▶ Exercise data
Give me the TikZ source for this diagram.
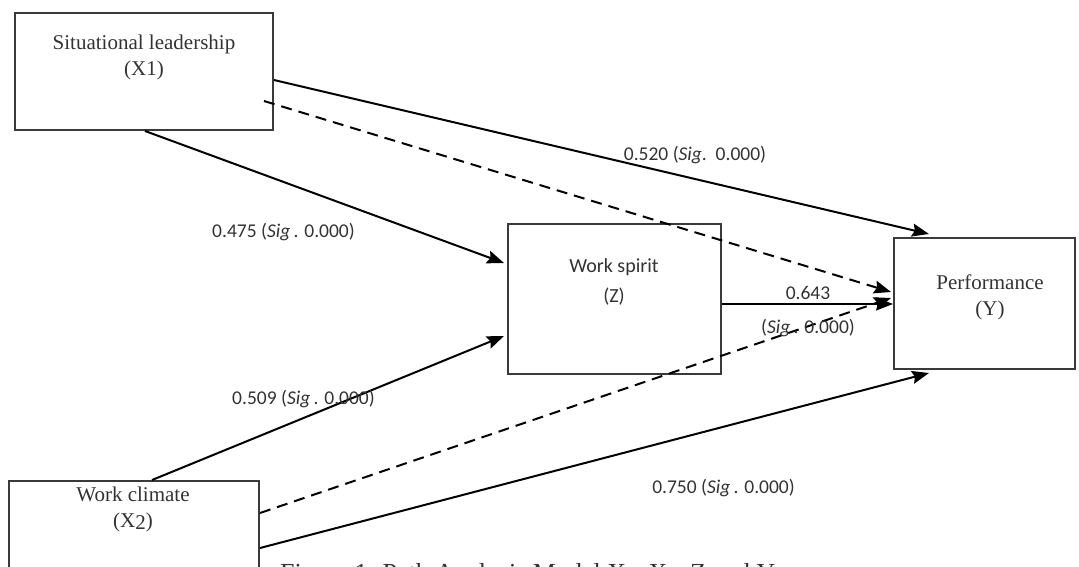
\documentclass[tikz,border=0pt]{standalone}
\usepackage{fontspec}
\setmainfont{Liberation Serif}
\newfontfamily\calib{Carlito}
\usetikzlibrary{arrows.meta,calc}
\definecolor{boxcol}{HTML}{3A3A3A}
\definecolor{txtcol}{HTML}{333333}
\tikzset{
  box/.style={draw=boxcol, line width=2pt, inner sep=0pt},
  sertxt/.style={align=center, text=txtcol, font=\fontsize{21}{26}\selectfont, inner sep=0pt},
  santxt/.style={align=center, text=txtcol, font=\calib\fontsize{20}{30}\selectfont, inner sep=0pt},
  lbl/.style={text=txtcol, font=\calib\fontsize{19.5}{24}\selectfont, inner sep=0pt},
  conn/.style={line width=2pt, -{Stealth[length=17pt,width=13pt,inset=2.5pt]}},
  dconn/.style={conn, dash pattern=on 11pt off 7pt}
}
\begin{document}
\begin{tikzpicture}[x=1pt,y=-1pt]
\useasboundingbox (0,0) rectangle (1079,566);
\fill[white] (0,0) rectangle (1079,566);
\clip (0,0) rectangle (1079,566);

% boxes
\node[box, minimum width=258pt, minimum height=117pt] (x1) at (144,71.5) {};
\node[box, minimum width=213pt, minimum height=150pt] (z) at (614.5,299) {};
\node[box, minimum width=181pt, minimum height=131pt] (y) at (984.5,303.5) {};
\node[box, minimum width=250pt, minimum height=120pt] (x2) at (134,541) {};

% box texts
\node[sertxt] (x1t) at (144,57) {Situational leadership\\(X1)};
\node[santxt] (zt) at (614,282) {Work spirit\\(Z)};
\node[sertxt] (yt) at (990,297.5) {Performance\\(Y)};
\node[sertxt] (x2t) at (133,509) {Work climate\\(X\raisebox{-2pt}{2})};

% connector end points
\coordinate (a1s) at ($(x1.north east)+(0,68)$);
\coordinate (a1e) at ($(y.north west)+(36,-3)$);
\coordinate (a2s) at ($(x1.north east)+(-10,89)$);
\coordinate (a2e) at ($(y.north west)+(-2,55)$);
\coordinate (a3s) at ($(x1.south)+(1,0)$);
\coordinate (a3e) at ($(z.north west)+(-3,40)$);
\coordinate (a4s) at ($(x2.north west)+(144,0)$);
\coordinate (a4e) at ($(z.north west)+(-3,113)$);
\coordinate (a5s) at ($(z.north east)+(0,81)$);
\coordinate (a5e) at ($(y.north west)+(0,67)$);
\coordinate (a6s) at ($(x2.north east)+(0,33)$);
\coordinate (a6e) at ($(y.north west)+(-2,61)$);
\coordinate (a7s) at ($(x2.north east)+(0,68)$);
\coordinate (a7e) at ($(y.south west)+(36,3)$);

% connectors
\draw[conn] (a1s) -- (a1e);
\draw[dconn] (a2s) -- (a2e);
\draw[conn] (a3s) -- (a3e);
\draw[conn] (a4s) -- (a4e);
\draw[conn] (a5s) -- (a5e);
\draw[dconn] (a6s) -- (a6e);
\draw[conn] (a7s) -- (a7e);

% labels
\node[lbl] (l1) at (695,155) {0.520 (\textit{Sig}.\ \ 0.000)};
\node[lbl] (l2) at (283.5,232) {0.475 (\textit{Sig}\,. 0.000)};
\node[lbl] (l3) at (303.5,399) {0.509 (\textit{Sig}\,. 0.000)};
\node[lbl] (l4) at (723.5,488) {0.750 (\textit{Sig}\,. 0.000)};
\node[lbl] (l5) at (808,293) {0.643};
\node[lbl] (l6) at (808,328) {(\textit{Sig}\,. 0.000)};

% cut-off caption (only its top shows in the reference)
\node[anchor=base west, inner sep=0pt, text=txtcol, font=\fontsize{26}{30}\selectfont] (cap) at (280,581)
  {Figure 1. Path Analysis Model X\textsubscript{1}, X\textsubscript{2}, Z and Y};
\end{tikzpicture}
\end{document}
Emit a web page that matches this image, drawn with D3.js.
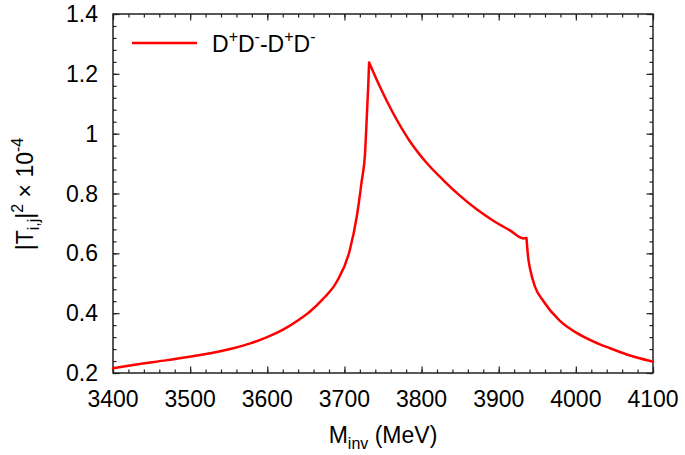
<!DOCTYPE html>
<html>
<head>
<meta charset="utf-8">
<script src="https://cdn.jsdelivr.net/npm/d3@7"></script>
<style>
  body { margin: 0; background: #fff; }
  svg text { font-family: "Liberation Sans", Arial, sans-serif; fill: #000; }
</style>
</head>
<body>
<div id="chart"></div>
<script>
// invariant mass (MeV) and |T|^2 x 1e-4
const massValues = [3400, 3426, 3470, 3513, 3556, 3578, 3599, 3621, 3642, 3655,
  3672, 3690, 3707, 3716, 3722, 3727, 3729, 3731, 3732,
  3746, 3763, 3785, 3807, 3828, 3850, 3871, 3893, 3915, 3932, 3936,
  3938, 3941, 3947, 3958, 3979, 4001, 4023, 4044, 4066, 4100];
const ampValues = [0.216, 0.227, 0.243, 0.260, 0.283, 0.299, 0.319, 0.346, 0.380, 0.405,
  0.447, 0.505, 0.611, 0.723, 0.834, 0.946, 1.057, 1.169, 1.238,
  1.157, 1.069, 0.974, 0.901, 0.845, 0.792, 0.748, 0.709, 0.676, 0.650, 0.651,
  0.590, 0.544, 0.489, 0.440, 0.375, 0.334, 0.305, 0.283, 0.262, 0.238];
// thresholds where the curve has cusps
const cuspMasses = [3732, 3936];
const xTicks = [3400, 3500, 3600, 3700, 3800, 3900, 4000, 4100];
const yTicks = [0.2, 0.4, 0.6, 0.8, 1, 1.2, 1.4];

const W = 685, H = 455;
const margin = {top: 14, right: 32, bottom: 82, left: 113};
const width = W - margin.left - margin.right;
const height = H - margin.top - margin.bottom;
const fs = 23, fsSmall = 16;

const svg = d3.select("#chart").append("svg")
  .attr("width", W)
  .attr("height", H);

const g = svg.append("g")
  .attr("transform", "translate(" + margin.left + "," + margin.top + ")");

const x = d3.scaleLinear().domain([3400, 4100]).range([0, width]);
const y = d3.scaleLinear().domain([0.2, 1.4]).range([height, 0]);

const xMinor = d3.range(3400, 4100.1, 20);
const yMinor = d3.range(0.2, 1.401, 0.04);

// inward ticks on all four sides
function tickAxis(axisFn, scale, vals, len, tr) {
  const a = g.append("g").attr("transform", tr)
    .call(axisFn(scale).tickValues(vals).tickSize(-len).tickFormat(""));
  a.select(".domain").remove();
  a.selectAll("line").attr("stroke", "#222").attr("stroke-width", 1.2);
  return a;
}
tickAxis(d3.axisBottom, x, xMinor, 3.5, "translate(0," + height + ")");
tickAxis(d3.axisBottom, x, xTicks, 6.5, "translate(0," + height + ")");
tickAxis(d3.axisTop, x, xMinor, 3.5, "translate(0,0)");
tickAxis(d3.axisTop, x, xTicks, 6.5, "translate(0,0)");
tickAxis(d3.axisLeft, y, yMinor, 3.5, "translate(0,0)");
tickAxis(d3.axisLeft, y, yTicks, 6.5, "translate(0,0)");
tickAxis(d3.axisRight, y, yMinor, 3.5, "translate(" + width + ",0)");
tickAxis(d3.axisRight, y, yTicks, 6.5, "translate(" + width + ",0)");

g.append("rect")
  .attr("width", width).attr("height", height)
  .attr("fill", "none").attr("stroke", "#222").attr("stroke-width", 1.5);

// tick labels
g.append("g").selectAll("text").data(xTicks).join("text")
  .attr("x", d => x(d))
  .attr("y", height + 34)
  .attr("text-anchor", "middle")
  .attr("font-size", fs)
  .text(d => d);

g.append("g").selectAll("text").data(yTicks).join("text")
  .attr("x", -15)
  .attr("y", d => y(d) + 8)
  .attr("text-anchor", "end")
  .attr("font-size", fs)
  .text(d => d3.format("~g")(d));

// axis titles
const xt = svg.append("text")
  .attr("x", margin.left + width / 2)
  .attr("y", 443)
  .attr("text-anchor", "middle")
  .attr("font-size", fs);
xt.append("tspan").text("M");
xt.append("tspan").attr("font-size", fsSmall).attr("dy", 6).text("inv");
xt.append("tspan").attr("dy", -6).text(" (MeV)");

const yt = svg.append("text")
  .attr("transform", "translate(33,194) rotate(-90)")
  .attr("text-anchor", "middle")
  .attr("font-size", fs);
yt.append("tspan").text("|T");
yt.append("tspan").attr("font-size", fsSmall).attr("dy", 6).text("i,j");
yt.append("tspan").attr("dy", -6).text("|");
yt.append("tspan").attr("font-size", fsSmall).attr("dy", -10).text("2");
yt.append("tspan").attr("dy", 10).text(" \u00d7 10");
yt.append("tspan").attr("font-size", fsSmall).attr("dy", -10).text("-4");

// curve: smooth between cusps, sharp at the thresholds
const pts = massValues.map((m, i) => ({m: m, v: ampValues[i]}));
const bounds = [massValues[0]].concat(cuspMasses, [massValues[massValues.length - 1]]);
const line = d3.line().x(d => x(d.m)).y(d => y(d.v)).curve(d3.curveMonotoneX);
let dStr = "";
for (let i = 0; i < bounds.length - 1; i++) {
  const seg = pts.filter(p => p.m >= bounds[i] && p.m <= bounds[i + 1]);
  dStr += line(seg);
}
g.append("path")
  .attr("fill", "none")
  .attr("stroke", "#ff0000")
  .attr("stroke-width", 2.5)
  .attr("stroke-linejoin", "round")
  .attr("stroke-linecap", "round")
  .attr("d", dStr);

// legend
const leg = g.append("g").attr("transform", "translate(19,29)");
leg.append("line")
  .attr("x1", 0).attr("x2", 65)
  .attr("stroke", "#ff0000").attr("stroke-width", 2.5);
const lt = leg.append("text")
  .attr("x", 80).attr("y", 9)
  .attr("font-size", fs);
lt.append("tspan").text("D");
lt.append("tspan").attr("font-size", fsSmall).attr("dy", -10).text("+");
lt.append("tspan").attr("dy", 10).text("D");
lt.append("tspan").attr("font-size", fsSmall).attr("dy", -10).text("-");
lt.append("tspan").attr("dy", 10).text("-D");
lt.append("tspan").attr("font-size", fsSmall).attr("dy", -10).text("+");
lt.append("tspan").attr("dy", 10).text("D");
lt.append("tspan").attr("font-size", fsSmall).attr("dy", -10).text("-");
</script>
</body>
</html>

▶ Prompt
Write out exactly the lines between the start of the data and the line with "(x2t) at (133,509)", including both, but none of the pictures.

▶ Result of this task
Give me the TikZ source for this diagram.
\documentclass[tikz,border=0pt]{standalone}
\usepackage{fontspec}
\setmainfont{Liberation Serif}
\newfontfamily\calib{Carlito}
\usetikzlibrary{arrows.meta,calc}
\definecolor{boxcol}{HTML}{3A3A3A}
\definecolor{txtcol}{HTML}{333333}
\tikzset{
  box/.style={draw=boxcol, line width=2pt, inner sep=0pt},
  sertxt/.style={align=center, text=txtcol, font=\fontsize{21}{26}\selectfont, inner sep=0pt},
  santxt/.style={align=center, text=txtcol, font=\calib\fontsize{20}{30}\selectfont, inner sep=0pt},
  lbl/.style={text=txtcol, font=\calib\fontsize{19.5}{24}\selectfont, inner sep=0pt},
  conn/.style={line width=2pt, -{Stealth[length=17pt,width=13pt,inset=2.5pt]}},
  dconn/.style={conn, dash pattern=on 11pt off 7pt}
}
\begin{document}
\begin{tikzpicture}[x=1pt,y=-1pt]
\useasboundingbox (0,0) rectangle (1079,566);
\fill[white] (0,0) rectangle (1079,566);
\clip (0,0) rectangle (1079,566);

% boxes
\node[box, minimum width=258pt, minimum height=117pt] (x1) at (144,71.5) {};
\node[box, minimum width=213pt, minimum height=150pt] (z) at (614.5,299) {};
\node[box, minimum width=181pt, minimum height=131pt] (y) at (984.5,303.5) {};
\node[box, minimum width=250pt, minimum height=120pt] (x2) at (134,541) {};

% box texts
\node[sertxt] (x1t) at (144,57) {Situational leadership\\(X1)};
\node[santxt] (zt) at (614,282) {Work spirit\\(Z)};
\node[sertxt] (yt) at (990,297.5) {Performance\\(Y)};
\node[sertxt] (x2t) at (133,509) {Work climate\\(X\raisebox{-2pt}{2})};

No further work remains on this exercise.